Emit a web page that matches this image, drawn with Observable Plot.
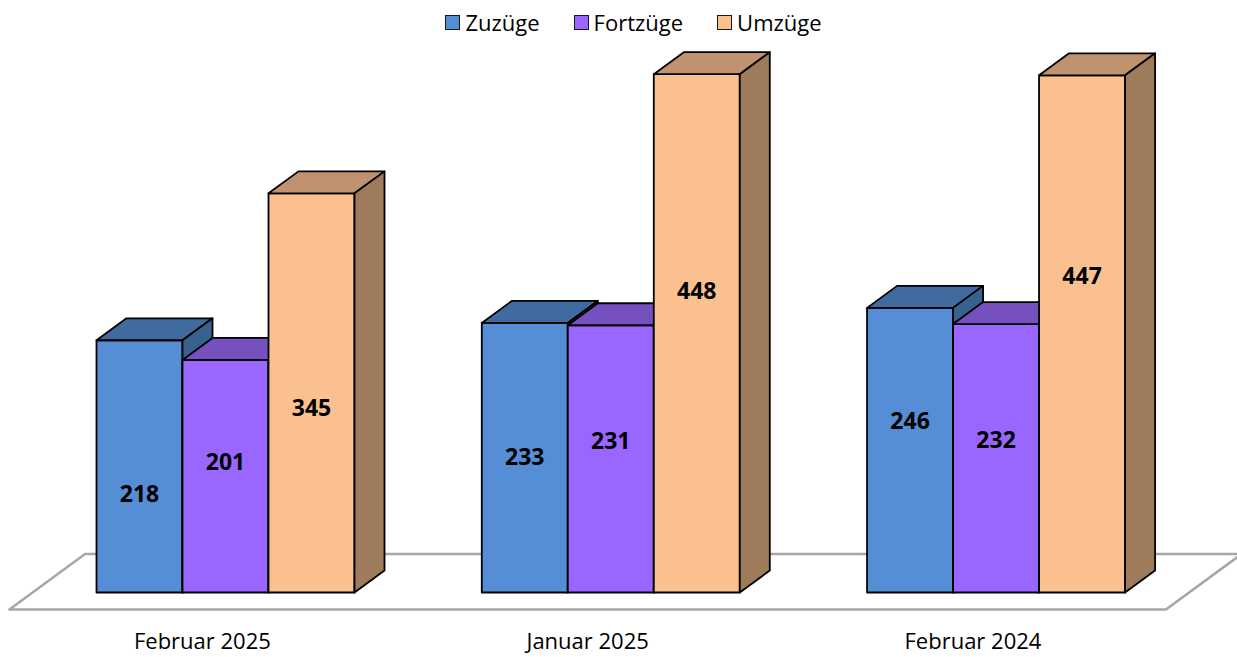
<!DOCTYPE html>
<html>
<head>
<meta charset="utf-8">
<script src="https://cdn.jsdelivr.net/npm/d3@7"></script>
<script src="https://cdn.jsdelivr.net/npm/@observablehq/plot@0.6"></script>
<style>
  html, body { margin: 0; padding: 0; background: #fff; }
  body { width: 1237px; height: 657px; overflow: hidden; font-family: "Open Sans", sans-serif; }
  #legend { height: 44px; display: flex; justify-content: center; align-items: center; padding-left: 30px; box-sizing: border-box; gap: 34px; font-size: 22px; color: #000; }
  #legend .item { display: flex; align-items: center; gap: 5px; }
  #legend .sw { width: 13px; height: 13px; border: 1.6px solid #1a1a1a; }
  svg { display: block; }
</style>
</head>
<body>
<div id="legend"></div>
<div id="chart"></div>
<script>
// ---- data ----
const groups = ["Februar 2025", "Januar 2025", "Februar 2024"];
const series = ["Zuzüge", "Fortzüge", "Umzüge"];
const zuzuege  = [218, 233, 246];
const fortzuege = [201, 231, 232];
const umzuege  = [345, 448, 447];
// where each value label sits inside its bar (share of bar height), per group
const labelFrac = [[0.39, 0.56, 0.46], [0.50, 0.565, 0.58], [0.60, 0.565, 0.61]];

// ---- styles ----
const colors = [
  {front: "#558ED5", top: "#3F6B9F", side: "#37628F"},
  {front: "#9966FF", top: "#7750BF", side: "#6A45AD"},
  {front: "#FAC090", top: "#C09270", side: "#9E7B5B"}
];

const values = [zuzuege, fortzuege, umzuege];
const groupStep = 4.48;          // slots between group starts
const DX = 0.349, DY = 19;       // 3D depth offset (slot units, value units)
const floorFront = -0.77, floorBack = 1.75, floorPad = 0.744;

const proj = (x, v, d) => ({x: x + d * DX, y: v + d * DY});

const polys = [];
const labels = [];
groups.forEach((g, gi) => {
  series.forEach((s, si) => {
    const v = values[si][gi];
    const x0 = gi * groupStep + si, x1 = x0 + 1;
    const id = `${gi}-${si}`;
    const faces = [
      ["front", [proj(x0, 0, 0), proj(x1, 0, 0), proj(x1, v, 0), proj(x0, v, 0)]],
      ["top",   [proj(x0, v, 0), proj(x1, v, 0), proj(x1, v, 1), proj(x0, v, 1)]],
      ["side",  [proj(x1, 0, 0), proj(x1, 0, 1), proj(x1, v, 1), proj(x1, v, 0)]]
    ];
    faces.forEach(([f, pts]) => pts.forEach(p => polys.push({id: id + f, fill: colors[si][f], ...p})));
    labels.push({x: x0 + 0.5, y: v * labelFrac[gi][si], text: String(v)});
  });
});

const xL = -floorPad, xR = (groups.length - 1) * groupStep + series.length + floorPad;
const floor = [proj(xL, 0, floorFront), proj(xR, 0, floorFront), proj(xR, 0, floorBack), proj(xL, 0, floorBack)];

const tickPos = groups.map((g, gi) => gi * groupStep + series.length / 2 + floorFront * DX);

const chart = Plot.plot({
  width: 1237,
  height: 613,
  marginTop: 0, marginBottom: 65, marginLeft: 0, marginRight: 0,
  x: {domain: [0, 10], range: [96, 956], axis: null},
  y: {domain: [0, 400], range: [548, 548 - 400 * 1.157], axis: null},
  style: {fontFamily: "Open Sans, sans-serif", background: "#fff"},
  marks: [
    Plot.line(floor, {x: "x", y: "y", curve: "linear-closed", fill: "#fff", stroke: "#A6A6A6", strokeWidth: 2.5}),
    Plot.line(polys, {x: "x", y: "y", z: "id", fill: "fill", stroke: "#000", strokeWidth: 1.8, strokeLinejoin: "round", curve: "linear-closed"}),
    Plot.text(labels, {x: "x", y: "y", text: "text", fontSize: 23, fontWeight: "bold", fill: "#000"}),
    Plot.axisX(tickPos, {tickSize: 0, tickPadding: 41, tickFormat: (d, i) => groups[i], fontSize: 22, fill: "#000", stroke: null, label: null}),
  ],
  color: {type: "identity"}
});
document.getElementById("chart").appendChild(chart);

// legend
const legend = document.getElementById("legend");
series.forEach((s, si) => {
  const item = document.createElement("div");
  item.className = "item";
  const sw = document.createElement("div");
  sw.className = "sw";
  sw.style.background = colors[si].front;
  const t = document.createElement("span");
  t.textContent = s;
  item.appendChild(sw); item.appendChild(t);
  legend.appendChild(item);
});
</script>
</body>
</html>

· · · ·

• [Task to carry out]
Copy every line of the data exactly as written, excluding the pictures.

• [Solution]
Emit a web page that matches this image, drawn with Observable Plot.
<!DOCTYPE html>
<html>
<head>
<meta charset="utf-8">
<script src="https://cdn.jsdelivr.net/npm/d3@7"></script>
<script src="https://cdn.jsdelivr.net/npm/@observablehq/plot@0.6"></script>
<style>
  html, body { margin: 0; padding: 0; background: #fff; }
  body { width: 1237px; height: 657px; overflow: hidden; font-family: "Open Sans", sans-serif; }
  #legend { height: 44px; display: flex; justify-content: center; align-items: center; padding-left: 30px; box-sizing: border-box; gap: 34px; font-size: 22px; color: #000; }
  #legend .item { display: flex; align-items: center; gap: 5px; }
  #legend .sw { width: 13px; height: 13px; border: 1.6px solid #1a1a1a; }
  svg { display: block; }
</style>
</head>
<body>
<div id="legend"></div>
<div id="chart"></div>
<script>
// ---- data ----
const groups = ["Februar 2025", "Januar 2025", "Februar 2024"];
const series = ["Zuzüge", "Fortzüge", "Umzüge"];
const zuzuege  = [218, 233, 246];
const fortzuege = [201, 231, 232];
const umzuege  = [345, 448, 447];
// where each value label sits inside its bar (share of bar height), per group
const labelFrac = [[0.39, 0.56, 0.46], [0.50, 0.565, 0.58], [0.60, 0.565, 0.61]];

// ---- styles ----
const colors = [
  {front: "#558ED5", top: "#3F6B9F", side: "#37628F"},
  {front: "#9966FF", top: "#7750BF", side: "#6A45AD"},
  {front: "#FAC090", top: "#C09270", side: "#9E7B5B"}
];

const values = [zuzuege, fortzuege, umzuege];
const groupStep = 4.48;          // slots between group starts
const DX = 0.349, DY = 19;       // 3D depth offset (slot units, value units)
const floorFront = -0.77, floorBack = 1.75, floorPad = 0.744;

const proj = (x, v, d) => ({x: x + d * DX, y: v + d * DY});

const polys = [];
const labels = [];
groups.forEach((g, gi) => {
  series.forEach((s, si) => {
    const v = values[si][gi];
    const x0 = gi * groupStep + si, x1 = x0 + 1;
    const id = `${gi}-${si}`;
    const faces = [
      ["front", [proj(x0, 0, 0), proj(x1, 0, 0), proj(x1, v, 0), proj(x0, v, 0)]],
      ["top",   [proj(x0, v, 0), proj(x1, v, 0), proj(x1, v, 1), proj(x0, v, 1)]],
      ["side",  [proj(x1, 0, 0), proj(x1, 0, 1), proj(x1, v, 1), proj(x1, v, 0)]]
    ];
    faces.forEach(([f, pts]) => pts.forEach(p => polys.push({id: id + f, fill: colors[si][f], ...p})));
    labels.push({x: x0 + 0.5, y: v * labelFrac[gi][si], text: String(v)});
  });
});

const xL = -floorPad, xR = (groups.length - 1) * groupStep + series.length + floorPad;
const floor = [proj(xL, 0, floorFront), proj(xR, 0, floorFront), proj(xR, 0, floorBack), proj(xL, 0, floorBack)];

const tickPos = groups.map((g, gi) => gi * groupStep + series.length / 2 + floorFront * DX);

const chart = Plot.plot({
  width: 1237,
  height: 613,
  marginTop: 0, marginBottom: 65, marginLeft: 0, marginRight: 0,
  x: {domain: [0, 10], range: [96, 956], axis: null},
  y: {domain: [0, 400], range: [548, 548 - 400 * 1.157], axis: null},
  style: {fontFamily: "Open Sans, sans-serif", background: "#fff"},
  marks: [
    Plot.line(floor, {x: "x", y: "y", curve: "linear-closed", fill: "#fff", stroke: "#A6A6A6", strokeWidth: 2.5}),
    Plot.line(polys, {x: "x", y: "y", z: "id", fill: "fill", stroke: "#000", strokeWidth: 1.8, strokeLinejoin: "round", curve: "linear-closed"}),
    Plot.text(labels, {x: "x", y: "y", text: "text", fontSize: 23, fontWeight: "bold", fill: "#000"}),
    Plot.axisX(tickPos, {tickSize: 0, tickPadding: 41, tickFormat: (d, i) => groups[i], fontSize: 22, fill: "#000", stroke: null, label: null}),
  ],
  color: {type: "identity"}
});
document.getElementById("chart").appendChild(chart);

// legend
const legend = document.getElementById("legend");
series.forEach((s, si) => {
  const item = document.createElement("div");
  item.className = "item";
  const sw = document.createElement("div");
  sw.className = "sw";
  sw.style.background = colors[si].front;
  const t = document.createElement("span");
  t.textContent = s;
  item.appendChild(sw); item.appendChild(t);
  legend.appendChild(item);
});
</script>
</body>
</html>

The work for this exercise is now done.